> Task statement: Print the lines of the listing below verbatim from its first line through the line bearing "const yTicks = [0, 0.2, 0.4, 0.6, 0.8, 1];". Any pictures are to be omitted.

> Provided data:
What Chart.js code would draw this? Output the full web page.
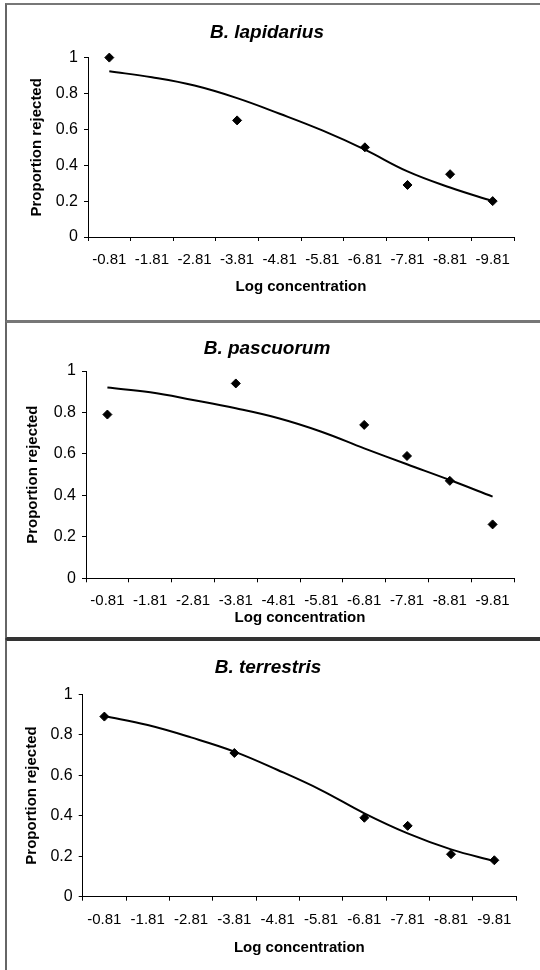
<!DOCTYPE html>
<html>
<head>
<meta charset="utf-8">
<script src="https://cdn.jsdelivr.net/npm/chart.js@4.4.0/dist/chart.umd.min.js"></script>
<style>
  body { margin: 0; background: #fff; width: 540px; height: 970px; overflow: hidden; position: relative; }
  canvas { position: absolute; left: 0; }
  .frame { position: absolute; left: 5px; width: 560px; border-left: 2px solid #666; border-top: 2px solid #777; pointer-events: none; box-sizing: border-box; }
</style>
</head>
<body>
<canvas id="c1" width="540" height="316" style="top:4px"></canvas>
<canvas id="c2" width="540" height="314" style="top:323px"></canvas>
<canvas id="c3" width="540" height="329" style="top:641px"></canvas>
<div class="frame" style="top:3px;height:319px;border-bottom:2px solid #777"></div>
<div class="frame" style="top:321px;height:318px;border-bottom:2px solid #333"></div>
<div class="frame" style="top:639px;height:340px;border-top:2px solid #333"></div>
<script>
// shared categories (log concentration)
const categories = ['-0.81', '-1.81', '-2.81', '-3.81', '-4.81', '-5.81', '-6.81', '-7.81', '-8.81', '-9.81'];
const yTicks = [0, 0.2, 0.4, 0.6, 0.8, 1];

// B. lapidarius
const lapidariusObs = [1.0, null, null, 0.65, null, null, 0.5, 0.29, 0.35, 0.2];
const lapidariusFit = [0.924, 0.89, 0.844, 0.774, 0.687, 0.594, 0.487, 0.366, 0.276, 0.2];

// B. pascuorum
const pascuorumObs = [0.79, null, null, 0.94, null, null, 0.74, 0.59, 0.47, 0.26];
const pascuorumFit = [0.92, 0.897, 0.86, 0.82, 0.772, 0.707, 0.627, 0.55, 0.474, 0.394];

// B. terrestris
const terrestrisObs = [0.89, null, null, 0.71, null, null, 0.39, 0.35, 0.21, 0.18];
const terrestrisFit = [0.893, 0.848, 0.787, 0.717, 0.626, 0.527, 0.412, 0.313, 0.234, 0.176];

const FONT = '"Liberation Sans", Arial, sans-serif';

function makeChart(id, title, obs, fit, g) {
  return new Chart(document.getElementById(id), {
    type: 'line',
    data: {
      labels: categories,
      datasets: [
        {
          label: 'fit',
          data: fit,
          borderColor: '#000',
          borderWidth: 2,
          pointRadius: 0,
          tension: 0.4,
          fill: false
        },
        {
          label: 'observed',
          data: obs,
          showLine: false,
          clip: false,
          pointStyle: 'rectRot',
          pointRadius: 4.5,
          pointBackgroundColor: '#000',
          pointBorderColor: '#000',
          pointBorderWidth: 1
        }
      ]
    },
    options: {
      responsive: false,
      animation: false,
      layout: { padding: { left: g.left, right: g.right, top: 0, bottom: 0 } },
      plugins: {
        legend: { display: false },
        tooltip: { enabled: false },
        title: {
          display: true,
          text: title,
          color: '#000',
          font: { family: FONT, size: 19, weight: 'bold', style: 'italic', lineHeight: 1.2 },
          padding: { top: g.titleTop, bottom: g.titleBottom }
        }
      },
      scales: {
        x: {
          type: 'category',
          offset: true,
          grid: { offset: true, drawOnChartArea: false, drawTicks: true, tickLength: 4, color: '#000' },
          border: { display: true, color: '#000', width: 1 },
          ticks: { color: '#000', padding: 10, maxRotation: 0, autoSkip: false, font: { family: FONT, size: 15 } },
          title: {
            display: true,
            text: 'Log concentration',
            color: '#000',
            font: { family: FONT, size: 15, weight: 'bold', lineHeight: 1.2 },
            padding: { top: 0, bottom: g.xTitleBottom }
          },
          afterFit: function(scale) { scale.height = g.xHeight; }
        },
        y: {
          min: 0,
          max: 1,
          grid: { drawOnChartArea: false, drawTicks: true, tickLength: 4, color: '#000' },
          border: { display: true, color: '#000', width: 1 },
          afterBuildTicks: function(scale) { scale.ticks = yTicks.map(v => ({ value: v })); },
          ticks: {
            color: '#000',
            padding: 6,
            font: { family: FONT, size: 16 },
            callback: function(v) { return String(+v.toFixed(1)); }
          },
          title: {
            display: true,
            text: 'Proportion rejected',
            color: '#000',
            font: { family: FONT, size: 15, weight: 'bold', lineHeight: 1.2 },
            padding: { top: g.yTitleTop, bottom: 0 }
          },
          afterFit: function(scale) { scale.width = g.yWidth; }
        }
      }
    }
  });
}

makeChart('c1', 'B. lapidarius', lapidariusObs, lapidariusFit,
  { left: 20, right: 26, titleTop: 17.6, titleBottom: 13.2, xHeight: 83, xTitleBottom: 24, yWidth: 68, yTitleTop: 7.7 });
makeChart('c2', 'B. pascuorum', pascuorumObs, pascuorumFit,
  { left: 20, right: 26, titleTop: 14, titleBottom: 11.2, xHeight: 58.7, xTitleBottom: 9.7, yWidth: 66, yTitleTop: 4.3 });
makeChart('c3', 'B. terrestris', terrestrisObs, terrestrisFit,
  { left: 20, right: 24, titleTop: 15, titleBottom: 15.5, xHeight: 73.3, xTitleBottom: 12.7, yWidth: 62.7, yTitleTop: 2.7 });
</script>
</body>
</html>
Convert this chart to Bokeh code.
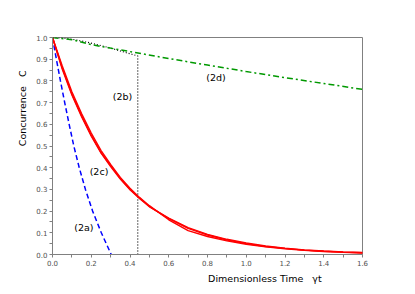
import math
from bokeh.plotting import figure
from bokeh.models import FixedTicker, PrintfTickFormatter, Label, Range1d
from bokeh.embed import file_html
from bokeh.resources import INLINE

# (2a) blue dashed
t_a = [0.0, 0.02, 0.041, 0.063, 0.086, 0.11, 0.138, 0.17, 0.207, 0.252, 0.303]
c_a = [1.0, 0.9, 0.8, 0.7, 0.6, 0.5, 0.4, 0.3, 0.2, 0.1, 0.0]

# (2b) black dotted
t_b = [0.0, 0.05, 0.1, 0.15, 0.2, 0.25, 0.3, 0.35, 0.4, 0.44, 0.44]
c_b = [1.0, 0.998, 0.992, 0.984, 0.974, 0.963, 0.951, 0.938, 0.925, 0.915, 0.0]

# (2c) red solid (several nearly coincident curves)
t_c = [0.0, 0.05, 0.1, 0.15, 0.2, 0.25, 0.3, 0.35, 0.4, 0.45, 0.5, 0.6, 0.7,
       0.8, 0.9, 1.0, 1.1, 1.2, 1.3, 1.4, 1.5, 1.6]
c_c1 = [1.0, 0.86, 0.74, 0.64, 0.55, 0.47, 0.41, 0.35, 0.30, 0.26, 0.22, 0.165,
        0.12, 0.09, 0.067, 0.05, 0.037, 0.028, 0.02, 0.015, 0.011, 0.008]
c_c2 = [1.0, 0.87, 0.75, 0.65, 0.56, 0.48, 0.415, 0.355, 0.305, 0.262, 0.225, 0.16,
        0.11, 0.083, 0.063, 0.047, 0.035, 0.026, 0.019, 0.014, 0.010, 0.007]
c_c3 = [1.0, 0.855, 0.735, 0.635, 0.545, 0.468, 0.405, 0.348, 0.298, 0.257, 0.221, 0.168,
        0.124, 0.093, 0.07, 0.053, 0.039, 0.029, 0.021, 0.016, 0.012, 0.009]

# (2d) green dash-dot
t_d = [0.0, 0.1, 0.2, 0.4, 0.6, 0.8, 1.0, 1.2, 1.4, 1.6]
c_d = [1.0, 0.99, 0.967, 0.935, 0.903, 0.873, 0.843, 0.815, 0.788, 0.761]

x_ticks = [0.0, 0.2, 0.4, 0.6, 0.8, 1.0, 1.2, 1.4, 1.6]
x_minor = [0.1, 0.3, 0.5, 0.7, 0.9, 1.1, 1.3, 1.5]
y_ticks = [0.0, 0.1, 0.2, 0.3, 0.4, 0.5, 0.6, 0.7, 0.8, 0.9, 1.0]
y_minor = [0.05, 0.15, 0.25, 0.35, 0.45, 0.55, 0.65, 0.75, 0.85, 0.95]

curve_labels = ["(2a)", "(2b)", "(2c)", "(2d)"]
label_t = [0.162, 0.361, 0.240, 0.844]
label_c = [0.123, 0.73, 0.381, 0.815]

x_title = "Dimensionless Time\u00a0\u00a0\u00a0\u03b3t"
y_title = "Concurrence\u00a0\u00a0\u00a0C"

FONT = "DejaVu Sans"
NB = "\u00a0"

p = figure(width=407, height=286, output_backend="svg", toolbar_location=None,
           x_range=Range1d(0, 1.6), y_range=Range1d(0, 1.0),
           min_border_left=52, min_border_right=45, min_border_top=37,
           min_border_bottom=30)
p.xgrid.visible = False
p.ygrid.visible = False
p.outline_line_color = "#808080"
p.outline_line_width = 1

for ax in (p.xaxis[0], p.yaxis[0]):
    ax.axis_line_color = "#808080"
    ax.major_tick_line_color = "#808080"
    ax.minor_tick_line_color = "#808080"
    ax.major_tick_in = 0
    ax.major_tick_out = 3
    ax.minor_tick_in = 0
    ax.minor_tick_out = 3
    ax.major_label_text_font = FONT
    ax.major_label_text_font_size = "7px"
    ax.major_label_text_color = "#505050"
    ax.major_label_standoff = 2
    ax.formatter = PrintfTickFormatter(format="%.1f")
    ax.axis_label_text_font = FONT
    ax.axis_label_text_font_size = "9.5px"
    ax.axis_label_text_font_style = "normal"
    ax.axis_label_text_color = "#000000"
p.xaxis[0].ticker = FixedTicker(ticks=x_ticks, minor_ticks=x_minor)
p.yaxis[0].ticker = FixedTicker(ticks=y_ticks, minor_ticks=y_minor)
# leading padding so that the visible title starts at the axis centre
p.xaxis[0].axis_label = NB * 38 + x_title
p.yaxis[0].axis_label = NB * 25 + y_title
p.xaxis[0].axis_label_standoff = 4
p.yaxis[0].axis_label_standoff = 5

p.line(t_a, c_a, line_color="#0000ff", line_width=1.5, line_dash="5 3")
p.line(t_b, c_b, line_color="#000000", line_width=1.2, line_dash="1 2")
for cc in (c_c1, c_c2, c_c3):
    p.line(t_c, cc, line_color="#ff0000", line_width=1.4)
p.line(t_d, c_d, line_color="#009900", line_width=1.5, line_dash="6 3 2 3")

for txt, tx, cy in zip(curve_labels, label_t, label_c):
    p.add_layout(Label(x=tx, y=cy, text=txt, text_font=FONT, text_font_size="9.5px",
                       text_align="center", text_baseline="middle", text_color="#000000"))

open("out.html", "w").write(file_html(p, INLINE))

> The result:
What Chart.js code would draw this? Output the full web page.
<!DOCTYPE html>
<html>
<head>
<meta charset="utf-8">
<script src="https://cdn.jsdelivr.net/npm/chart.js@4.4.0/dist/chart.umd.min.js"></script>
<style>
  body { margin: 0; background: #fff; width: 540px; height: 970px; overflow: hidden; position: relative; }
  canvas { position: absolute; left: 0; }
  .frame { position: absolute; left: 5px; width: 560px; border-left: 2px solid #666; border-top: 2px solid #777; pointer-events: none; box-sizing: border-box; }
</style>
</head>
<body>
<canvas id="c1" width="540" height="316" style="top:4px"></canvas>
<canvas id="c2" width="540" height="314" style="top:323px"></canvas>
<canvas id="c3" width="540" height="329" style="top:641px"></canvas>
<div class="frame" style="top:3px;height:319px;border-bottom:2px solid #777"></div>
<div class="frame" style="top:321px;height:318px;border-bottom:2px solid #333"></div>
<div class="frame" style="top:639px;height:340px;border-top:2px solid #333"></div>
<script>
// shared categories (log concentration)
const categories = ['-0.81', '-1.81', '-2.81', '-3.81', '-4.81', '-5.81', '-6.81', '-7.81', '-8.81', '-9.81'];
const yTicks = [0, 0.2, 0.4, 0.6, 0.8, 1];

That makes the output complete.